(Code that draws figures)
__________

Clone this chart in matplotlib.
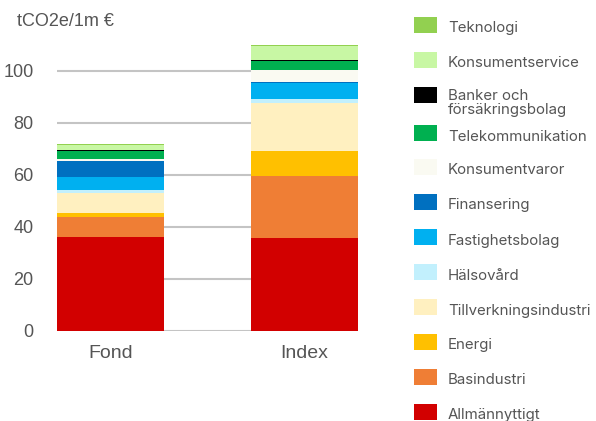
import matplotlib.pyplot as plt
from matplotlib.patches import Rectangle

# sector emissions intensity, tCO2e per 1m EUR, stacked bottom -> top
portfolios = ['Fond', 'Index']
sectors = ['Allmännyttigt', 'Basindustri', 'Energi', 'Tillverkningsindustri',
           'Hälsovård', 'Fastighetsbolag', 'Finansering', 'Konsumentvaror',
           'Telekommunikation', 'Banker och\nförsäkringsbolag',
           'Konsumentservice', 'Teknologi']
fond = [36.0, 7.7, 1.5, 7.7, 1.2, 5.1, 6.2, 0.5, 3.2, 0.4, 1.8, 0.4]
index = [35.8, 23.8, 9.6, 18.5, 1.5, 5.9, 0.4, 4.9, 3.2, 0.4, 5.4, 0.6]
colors = ['#d20000', '#ef7e35', '#ffc000', '#fff0c0', '#c2f0fd', '#00b0f0',
          '#0070c0', '#fafaf2', '#00b050', '#000000', '#c8f7a4', '#92d050']
yticks = [0, 20, 40, 60, 80, 100]

grey = '#555555'
fig = plt.figure(figsize=(5.96, 4.21), dpi=100)
ax = fig.add_axes([57 / 596, 1 - 330.7 / 421, 301 / 596, 286 / 421])

width = 0.554
bottoms = [0.0, 0.0]
for i, name in enumerate(sectors):
    vals = [fond[i], index[i]]
    ax.bar([0, 1], vals, width=width, bottom=bottoms, color=colors[i],
           linewidth=0, zorder=3)
    bottoms = [b + v for b, v in zip(bottoms, vals)]

ax.set_xlim(-width / 2, 1 + width / 2)
ax.set_ylim(0, 110)
ax.set_yticks(yticks)
ax.set_xticks([0, 1])
ax.set_xticklabels(portfolios)
ax.grid(axis='y', color='#c4c4c4', linewidth=1.5, zorder=1)
for s in ax.spines.values():
    s.set_visible(False)
ax.tick_params(axis='y', length=0, pad=17, labelsize=13, labelcolor=grey)
ax.tick_params(axis='x', length=0, pad=10, labelsize=14, labelcolor=grey)
for lab in ax.get_xticklabels() + ax.get_yticklabels():
    lab.set_family('Liberation Sans')

fig.text(17 / 596, 1 - 22 / 421, 'tCO2e/1m €', fontsize=13, color=grey,
         family='Liberation Sans', va='center', ha='left')

# legend, top entry first
row_y = [24.7, 59.7, 95, 133, 167, 202, 237, 272, 307, 342, 377, 412]
for k, i in enumerate(range(len(sectors) - 1, -1, -1)):
    yc = row_y[k]
    fig.patches.append(Rectangle((414 / 596, 1 - (yc + 8) / 421), 23 / 596, 16 / 421,
                                 transform=fig.transFigure, color=colors[i],
                                 linewidth=0))
    if '\n' in sectors[i]:
        fig.text(448 / 596, 1 - (yc - 6) / 421, sectors[i], fontsize=10.8,
                 color=grey, family='Inter', va='top', ha='left',
                 linespacing=1.0)
    else:
        fig.text(448 / 596, 1 - (yc + 3.5) / 421, sectors[i], fontsize=10.8,
                 color=grey, family='Inter', va='center', ha='left')

fig.savefig('out.png', dpi=100)
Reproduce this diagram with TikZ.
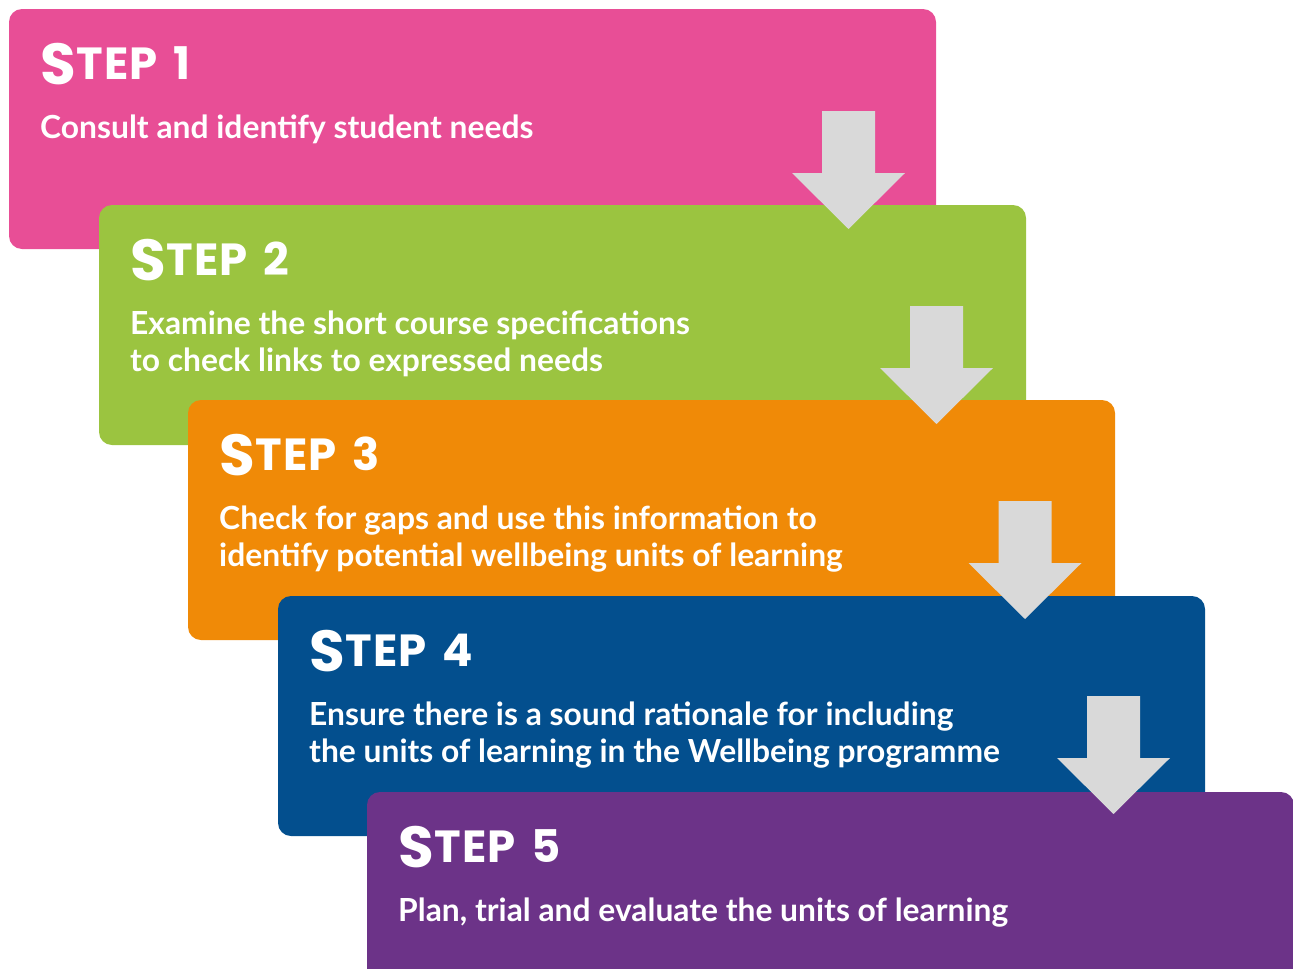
\documentclass[tikz,border=0pt]{standalone}
\usepackage{fontspec}
\setmainfont{Lato}
\newfontfamily\stepfont{Poppins}
\definecolor{cpink}{HTML}{E84E96}
\definecolor{cgreen}{HTML}{9BC440}
\definecolor{corange}{HTML}{F08A07}
\definecolor{cblue}{HTML}{034F8E}
\definecolor{cpurple}{HTML}{6C3388}
\definecolor{cgray}{HTML}{D9D9D9}
\newcommand{\steptitle}[1]{\raisebox{-5pt}{\fontsize{58}{58}\selectfont S}\kern1pt T\kern1pt E\kern1pt P\hspace{16pt}#1}
\begin{document}
\begin{tikzpicture}[x=1pt,y=-1pt,
 box/.style={anchor=north west, rounded corners=13pt, minimum width=927pt, minimum height=240pt, inner sep=0pt, outer sep=0pt},
 steplabel/.style={anchor=base west, inner sep=0pt, text=white, font=\stepfont\bfseries\fontsize{45}{45}\selectfont},
 body/.style={anchor=base west, inner sep=0pt, text=white, font=\bfseries\fontsize{31.8}{37}\selectfont, align=left},
 downarrow/.style={fill=cgray}]
\useasboundingbox (0,0) rectangle (1293,969);
\clip (0,0) rectangle (1293,969);
\newcommand{\darrow}[1]{\fill[downarrow] (#1) ++(-26.5,0) -- ++(53,0) -- ++(0,62) -- ++(30,0) -- ++(-56.5,56) -- ++(-56.5,-56) -- ++(30,0) -- cycle;}
\node[box, fill=cpink] (b1) at (9,9) {};
\node[box, fill=cgreen] (b2) at (99,205) {};
\coordinate (a1) at (848.5,111);
\darrow{a1}
\node[box, fill=corange] (b3) at (188,400) {};
\coordinate (a2) at (936.5,306);
\darrow{a2}
\node[box, fill=cblue] (b4) at (278,596) {};
\coordinate (a3) at (1025,501);
\darrow{a3}
\node[box, fill=cpurple] (b5) at (367,792) {};
\coordinate (a4) at (1113.5,696);
\darrow{a4}

\node[steplabel] (s1) at (40,79) {\steptitle{1}};
\node[body] (t1) at (40,138) {Consult and identify student needs};
\node[steplabel] (s2) at (130,275) {\steptitle{2}};
\node[body] (t2) at (130,371) {Examine the short course specifications\\to check links to expressed needs};
\node[steplabel] (s3) at (219,470) {\steptitle{3}};
\node[body] (t3) at (219,566) {Check for gaps and use this information to\\identify potential wellbeing units of learning};
\node[steplabel] (s4) at (309,666) {\steptitle{4}};
\node[body] (t4) at (309,762) {Ensure there is a sound rationale for including\\the units of learning in the Wellbeing programme};
\node[steplabel] (s5) at (398,862) {\steptitle{5}};
\node[body] (t5) at (398,921) {Plan, trial and evaluate the units of learning};
\end{tikzpicture}
\end{document}
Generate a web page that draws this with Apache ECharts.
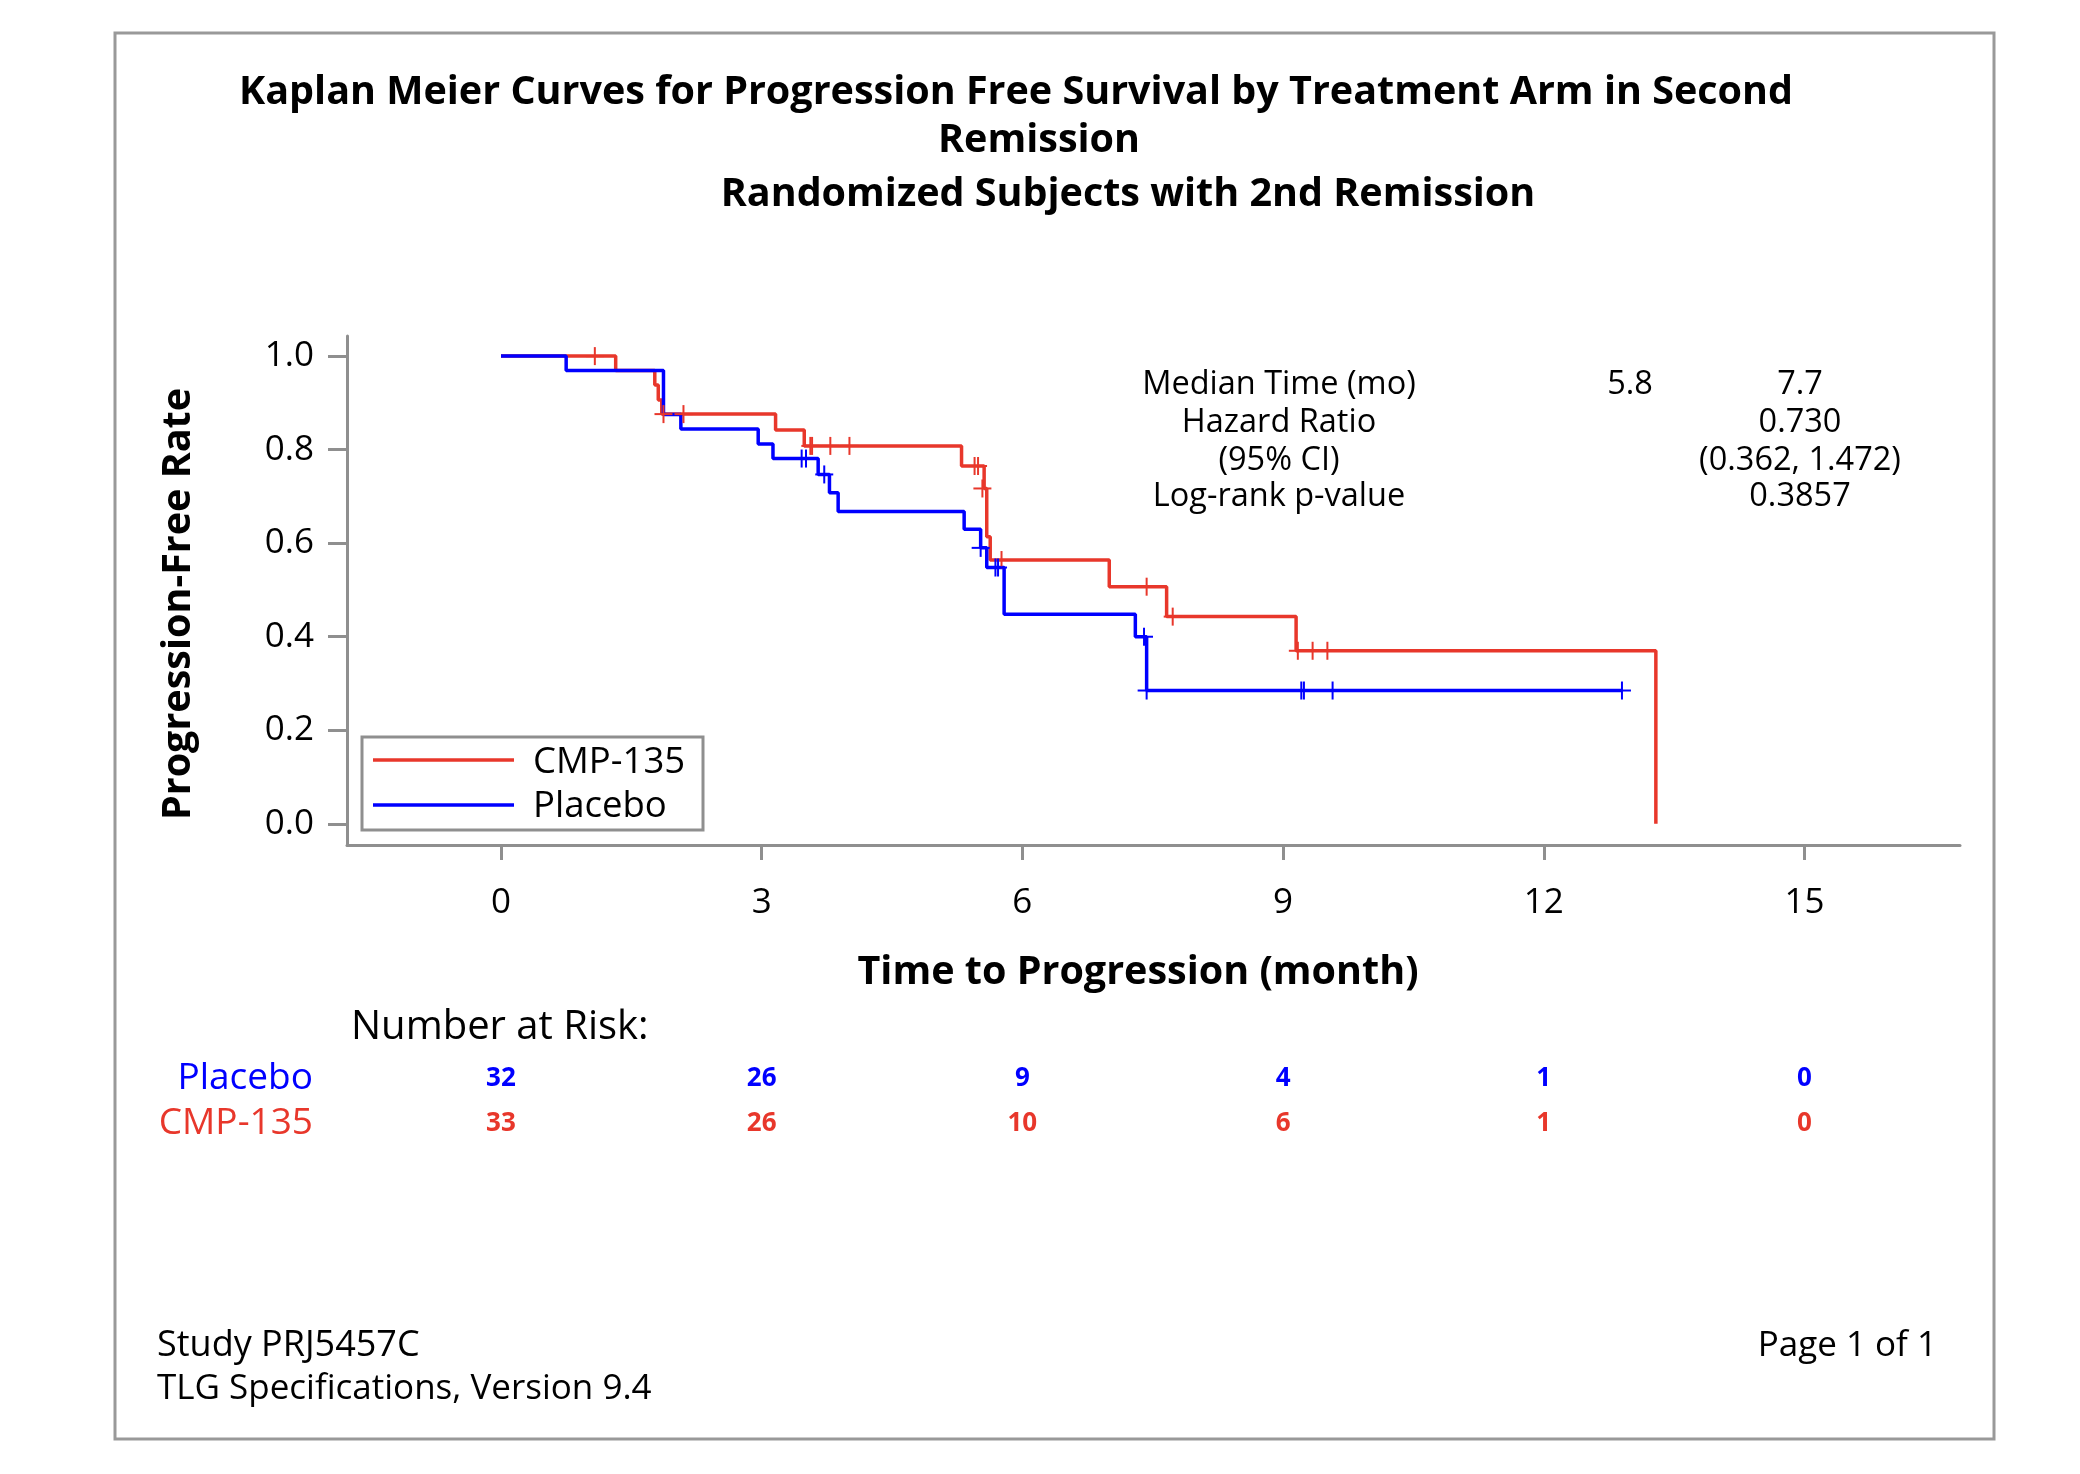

__________

▶ **Objective**: Reproduce the full material exactly, excluding the pictures.

▶ **Solution**:
Clone this chart in matplotlib.
import matplotlib.pyplot as plt
from matplotlib.patches import Rectangle

# sector emissions intensity, tCO2e per 1m EUR, stacked bottom -> top
portfolios = ['Fond', 'Index']
sectors = ['Allmännyttigt', 'Basindustri', 'Energi', 'Tillverkningsindustri',
           'Hälsovård', 'Fastighetsbolag', 'Finansering', 'Konsumentvaror',
           'Telekommunikation', 'Banker och\nförsäkringsbolag',
           'Konsumentservice', 'Teknologi']
fond = [36.0, 7.7, 1.5, 7.7, 1.2, 5.1, 6.2, 0.5, 3.2, 0.4, 1.8, 0.4]
index = [35.8, 23.8, 9.6, 18.5, 1.5, 5.9, 0.4, 4.9, 3.2, 0.4, 5.4, 0.6]
colors = ['#d20000', '#ef7e35', '#ffc000', '#fff0c0', '#c2f0fd', '#00b0f0',
          '#0070c0', '#fafaf2', '#00b050', '#000000', '#c8f7a4', '#92d050']
yticks = [0, 20, 40, 60, 80, 100]

grey = '#555555'
fig = plt.figure(figsize=(5.96, 4.21), dpi=100)
ax = fig.add_axes([57 / 596, 1 - 330.7 / 421, 301 / 596, 286 / 421])

width = 0.554
bottoms = [0.0, 0.0]
for i, name in enumerate(sectors):
    vals = [fond[i], index[i]]
    ax.bar([0, 1], vals, width=width, bottom=bottoms, color=colors[i],
           linewidth=0, zorder=3)
    bottoms = [b + v for b, v in zip(bottoms, vals)]

ax.set_xlim(-width / 2, 1 + width / 2)
ax.set_ylim(0, 110)
ax.set_yticks(yticks)
ax.set_xticks([0, 1])
ax.set_xticklabels(portfolios)
ax.grid(axis='y', color='#c4c4c4', linewidth=1.5, zorder=1)
for s in ax.spines.values():
    s.set_visible(False)
ax.tick_params(axis='y', length=0, pad=17, labelsize=13, labelcolor=grey)
ax.tick_params(axis='x', length=0, pad=10, labelsize=14, labelcolor=grey)
for lab in ax.get_xticklabels() + ax.get_yticklabels():
    lab.set_family('Liberation Sans')

fig.text(17 / 596, 1 - 22 / 421, 'tCO2e/1m €', fontsize=13, color=grey,
         family='Liberation Sans', va='center', ha='left')

# legend, top entry first
row_y = [24.7, 59.7, 95, 133, 167, 202, 237, 272, 307, 342, 377, 412]
for k, i in enumerate(range(len(sectors) - 1, -1, -1)):
    yc = row_y[k]
    fig.patches.append(Rectangle((414 / 596, 1 - (yc + 8) / 421), 23 / 596, 16 / 421,
                                 transform=fig.transFigure, color=colors[i],
                                 linewidth=0))
    if '\n' in sectors[i]:
        fig.text(448 / 596, 1 - (yc - 6) / 421, sectors[i], fontsize=10.8,
                 color=grey, family='Inter', va='top', ha='left',
                 linespacing=1.0)
    else:
        fig.text(448 / 596, 1 - (yc + 3.5) / 421, sectors[i], fontsize=10.8,
                 color=grey, family='Inter', va='center', ha='left')

fig.savefig('out.png', dpi=100)
Reproduce this diagram with TikZ.
\documentclass[tikz,border=0pt]{standalone}
\usepackage{fontspec}
\setmainfont{Lato}
\newfontfamily\stepfont{Poppins}
\definecolor{cpink}{HTML}{E84E96}
\definecolor{cgreen}{HTML}{9BC440}
\definecolor{corange}{HTML}{F08A07}
\definecolor{cblue}{HTML}{034F8E}
\definecolor{cpurple}{HTML}{6C3388}
\definecolor{cgray}{HTML}{D9D9D9}
\newcommand{\steptitle}[1]{\raisebox{-5pt}{\fontsize{58}{58}\selectfont S}\kern1pt T\kern1pt E\kern1pt P\hspace{16pt}#1}
\begin{document}
\begin{tikzpicture}[x=1pt,y=-1pt,
 box/.style={anchor=north west, rounded corners=13pt, minimum width=927pt, minimum height=240pt, inner sep=0pt, outer sep=0pt},
 steplabel/.style={anchor=base west, inner sep=0pt, text=white, font=\stepfont\bfseries\fontsize{45}{45}\selectfont},
 body/.style={anchor=base west, inner sep=0pt, text=white, font=\bfseries\fontsize{31.8}{37}\selectfont, align=left},
 downarrow/.style={fill=cgray}]
\useasboundingbox (0,0) rectangle (1293,969);
\clip (0,0) rectangle (1293,969);
\newcommand{\darrow}[1]{\fill[downarrow] (#1) ++(-26.5,0) -- ++(53,0) -- ++(0,62) -- ++(30,0) -- ++(-56.5,56) -- ++(-56.5,-56) -- ++(30,0) -- cycle;}
\node[box, fill=cpink] (b1) at (9,9) {};
\node[box, fill=cgreen] (b2) at (99,205) {};
\coordinate (a1) at (848.5,111);
\darrow{a1}
\node[box, fill=corange] (b3) at (188,400) {};
\coordinate (a2) at (936.5,306);
\darrow{a2}
\node[box, fill=cblue] (b4) at (278,596) {};
\coordinate (a3) at (1025,501);
\darrow{a3}
\node[box, fill=cpurple] (b5) at (367,792) {};
\coordinate (a4) at (1113.5,696);
\darrow{a4}

\node[steplabel] (s1) at (40,79) {\steptitle{1}};
\node[body] (t1) at (40,138) {Consult and identify student needs};
\node[steplabel] (s2) at (130,275) {\steptitle{2}};
\node[body] (t2) at (130,371) {Examine the short course specifications\\to check links to expressed needs};
\node[steplabel] (s3) at (219,470) {\steptitle{3}};
\node[body] (t3) at (219,566) {Check for gaps and use this information to\\identify potential wellbeing units of learning};
\node[steplabel] (s4) at (309,666) {\steptitle{4}};
\node[body] (t4) at (309,762) {Ensure there is a sound rationale for including\\the units of learning in the Wellbeing programme};
\node[steplabel] (s5) at (398,862) {\steptitle{5}};
\node[body] (t5) at (398,921) {Plan, trial and evaluate the units of learning};
\end{tikzpicture}
\end{document}
Generate a web page that draws this with Apache ECharts.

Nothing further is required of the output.